For me, the Argentine people are my people; you are important; I continue to be Argentine, I sill travel with an Argentine passport. I am convinced that, as people, you are the greatest treasure our homeland has. When I receive letters from you, so many that I cannot answer them all, certainly one or another to make myself present, I console myself, it gives me joy and it leads me to pray, and I pray for you at Mass, for your needs, for each one of you. It is my love for the homeland that leads me to this, and it is also what leads me to ask you, once again, to shoulder your homeland, that homeland that needs each one of us to give it the best of ourselves, to improve, grow, mature. And this will make us achieve that culture of encounter that surmounts all these cultures of rejection, which today are offered in the world everywhere. A culture of encounter where each one has his place, where everyone can live with dignity and where each one can express himself peacefully without being insulted or condemned, or attacked or rejected — a culture of encounter that we must all seek with prayer and good will.

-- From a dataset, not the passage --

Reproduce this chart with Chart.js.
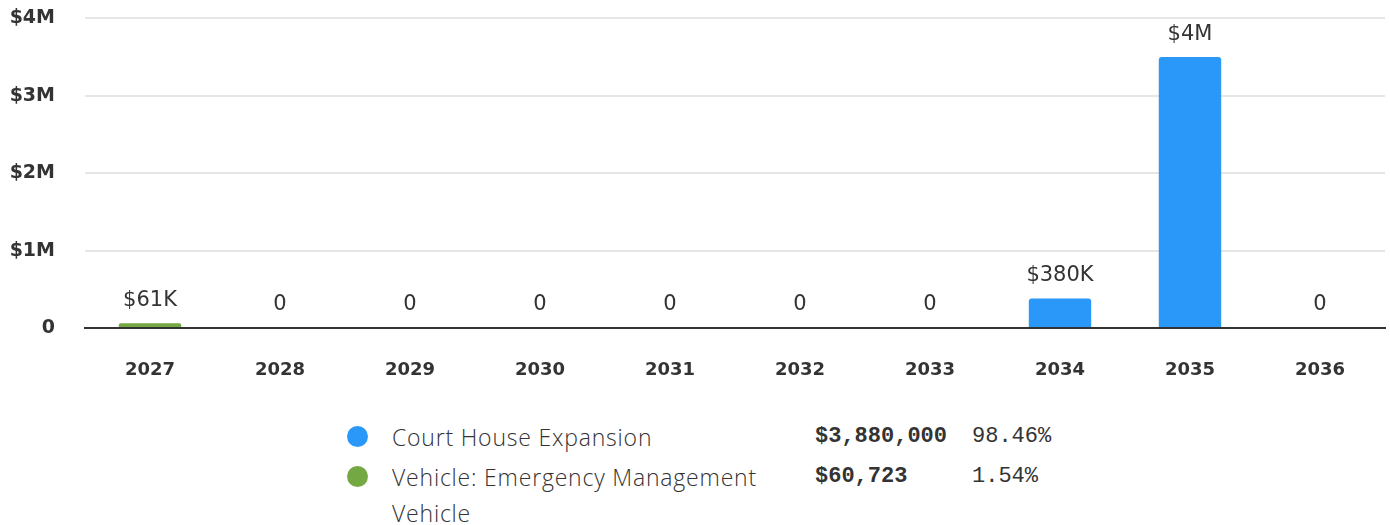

My attention is caught by the fact that Argentina is praised for its geography, its richness. We have everything: mountains, forests, plains, coasts, all mining riches. We have everything. What a rich country! However, the greatest wealth our homeland has is the people, people who are able to be solidaristic, who are able to walk next to one another, who are able to help one another, respect each other;  people who do not get dizzy, who are able to find wisdom and when one gets dizzy, others help him to free him from this dizziness. I respect the Argentine people, I love them, I carry them in my heart; they are the greatest wealth of our homeland. And although we cannot shake hands, count on my remembrance and my prayer, so that the Lord will make you grow as a people. A people that come together, work united and seek the greatness of the homeland, that homeland that is ours, that is not of others, that is ours. Thank you for all the good you do each day. May the Lord bless you.

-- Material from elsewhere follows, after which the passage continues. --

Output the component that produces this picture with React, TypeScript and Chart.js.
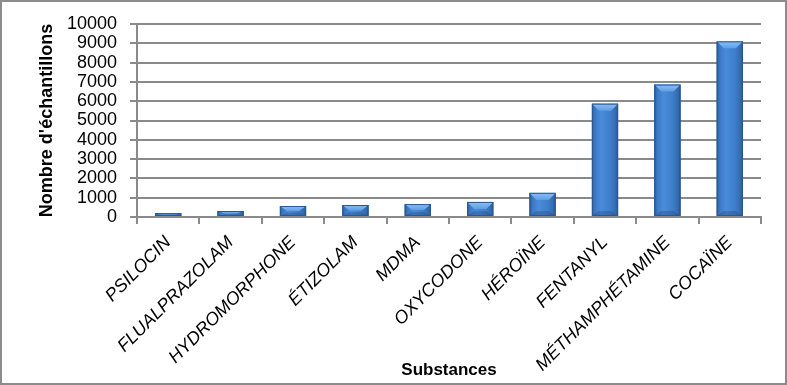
import React, { useEffect, useRef } from "react";
import { Chart, registerables } from "chart.js";

Chart.register(...registerables);

const categories = [
  "PSILOCIN",
  "FLUALPRAZOLAM",
  "HYDROMORPHONE",
  "ÉTIZOLAM",
  "MDMA",
  "OXYCODONE",
  "HÉROÏNE",
  "FENTANYL",
  "MÉTHAMPHÉTAMINE",
  "COCAÏNE",
];
const samples = [200, 310, 570, 620, 670, 780, 1250, 5870, 6860, 9100];
const yMin = 0;
const yMax = 10000;
const yStep = 1000;
const yTitle = "Nombre d'échantillons";
const xTitle = "Substances";

const FONT = "'Liberation Sans', Arial, sans-serif";
const GRID = "#8a8a8a";

const decorPlugin = {
  id: "decor",
  beforeDraw(chart: any) {
    const { ctx, width, height } = chart;
    ctx.save();
    ctx.fillStyle = "#ffffff";
    ctx.fillRect(0, 0, width, height);
    ctx.restore();
  },
  afterDatasetsDraw(chart: any) {
    const { ctx } = chart;
    const meta = chart.getDatasetMeta(0);
    ctx.save();
    meta.data.forEach((bar: any) => {
      const w = bar.width;
      const left = bar.x - w / 2;
      const right = bar.x + w / 2;
      const top = bar.y;
      const bottom = bar.base;
      const h = bottom - top;
      const g = ctx.createLinearGradient(left, 0, right, 0);
      g.addColorStop(0, "#2d5c98");
      g.addColorStop(0.12, "#3c79c5");
      g.addColorStop(0.35, "#4a8cda");
      g.addColorStop(0.7, "#3e7ecb");
      g.addColorStop(0.9, "#346bb0");
      g.addColorStop(1, "#2a5690");
      ctx.fillStyle = g;
      ctx.fillRect(left, top, w, h);
      const bev = Math.min(7, h / 2);
      const inset = Math.min(7, w / 3);
      const gb = ctx.createLinearGradient(0, top, 0, top + bev);
      gb.addColorStop(0, "#8cc0f5");
      gb.addColorStop(1, "#5e9de6");
      ctx.fillStyle = gb;
      ctx.beginPath();
      ctx.moveTo(left, top);
      ctx.lineTo(right, top);
      ctx.lineTo(right - inset, top + bev);
      ctx.lineTo(left + inset, top + bev);
      ctx.closePath();
      ctx.fill();
      const bb = Math.min(5, h / 3);
      ctx.fillStyle = "rgba(30,60,110,0.3)";
      ctx.beginPath();
      ctx.moveTo(left, bottom);
      ctx.lineTo(right, bottom);
      ctx.lineTo(right - inset, bottom - bb);
      ctx.lineTo(left + inset, bottom - bb);
      ctx.closePath();
      ctx.fill();
      ctx.strokeStyle = "#2b5890";
      ctx.lineWidth = 1;
      ctx.strokeRect(left + 0.5, top + 0.5, w - 1, h - 1);
    });
    ctx.restore();
  },
  afterDraw(chart: any) {
    const { ctx, width, height } = chart;
    ctx.save();
    ctx.strokeStyle = "#8c8c8c";
    ctx.lineWidth = 2;
    ctx.strokeRect(1, 1, width - 2, height - 2);
    ctx.restore();
  },
};

export default function App() {
  const canvasRef = useRef<HTMLCanvasElement | null>(null);

  useEffect(() => {
    if (!canvasRef.current) return;
    const chart = new Chart(canvasRef.current, {
      type: "bar",
      data: {
        labels: categories,
        datasets: [
          {
            label: yTitle,
            data: samples,
            backgroundColor: "#3b78c4",
            borderWidth: 0,
            barPercentage: 0.42,
            categoryPercentage: 1,
          },
        ],
      },
      options: {
        responsive: false,
        animation: false,
        layout: { padding: { left: 36, top: 24, right: 26, bottom: 4 } },
        plugins: {
          legend: { display: false },
          tooltip: { enabled: false },
        },
        scales: {
          x: {
            afterFit: (scale: any) => {
              scale.height = 164;
            },
            grid: {
              display: true,
              drawOnChartArea: false,
              drawTicks: true,
              tickLength: 7,
              color: GRID,
              lineWidth: 2,
              offset: true,
            },
            border: { display: true, color: GRID, width: 2 },
            ticks: {
              color: "#000",
              font: { family: FONT, size: 18, style: "italic" },
              maxRotation: 45,
              minRotation: 45,
              autoSkip: false,
              padding: 8,
            },
            title: {
              display: true,
              text: xTitle,
              color: "#000",
              font: { family: FONT, size: 17, weight: "bold" },
              padding: { top: 0, bottom: 0 },
            },
          },
          y: {
            min: yMin,
            max: yMax,
            afterFit: (scale: any) => {
              scale.width = 101;
            },
            grid: {
              color: GRID,
              lineWidth: 2,
              tickLength: 7,
            },
            border: { display: true, color: GRID, width: 2 },
            ticks: {
              stepSize: yStep,
              autoSkip: false,
              color: "#000",
              font: { family: FONT, size: 18, lineHeight: 1 },
              padding: 13,
              callback: (v: any) => String(v),
            },
            title: {
              display: true,
              text: yTitle,
              color: "#000",
              font: { family: FONT, size: 18, weight: "bold" },
              padding: { top: 0, bottom: 12 },
            },
          },
        },
      },
      plugins: [decorPlugin],
    });
    return () => chart.destroy();
  }, []);

  return (
    <div style={{ position: "absolute", left: 0, top: 0, width: 787, height: 385 }}>
      <canvas ref={canvasRef} width={787} height={385} style={{ display: "block" }} />
    </div>
  );
}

We are in the Year of Mercy, as farewell from this chat, from this monologue but which wishes to be a chat, I dare to propose to you, as the teachers of yore, homework. I propose that in this Year of Mercy you do a work of mercy every day or every two days if you cannot do so every day; and do not get impatient if I read them to you to remind you. There are the works of corporal and spiritual mercy. In the main, take the list that the Lord makes in the Beatitudes, in Matthew 25, in the whole Gospel. They are concrete works of mercy that if each one of us does one a day or one every two days, what good, what good we will do our people!
Visit a sick person; to visit the sick is a work of mercy. Feed the hungry; there are people who are hungry. Give drink to the thirsty; sometimes they have material and spiritual thirst. Give lodging to the pilgrim, namely, give a place to him who has no home, who has no roof. Clothe the naked, that is, clothe people so that they do not suffer cold in winter.
Visit prisoners – the Church insists so much on this. And bury the dead. These are the seven works of corporal mercy. And there are seven others that are spiritual:
Teach the ignorant. Give good advice to one who needs it. Correct the one in error. Forgive the one who offends us. How difficult it is to forgive! All of us, in the world today, need to forgive much and to be forgiven. Console the one who is sad. Suffer with patience your neighbor’s defects. There are people who sometimes make us lose patience; suffer their defects with patience; it is a work of mercy. And pray to God for the living and the dead.
I don’t know, dear brothers, dear fellow countrymen, I feel at home speaking to you, I am close to you on this occasion, when the air is still breathed of the Bicentenary’s celebrations and where the two events exist of the Canonization of Father Bochero and the Beatification of Mama Antula — two persons, a man and a woman, who worked for the homeland and for evangelization. So in the midst of all this, I greet you, I give you my affection and say to you – it seems somewhat strange, but I stretch time as an elastic – see you soon, and do not forget to pray for me. Thank you.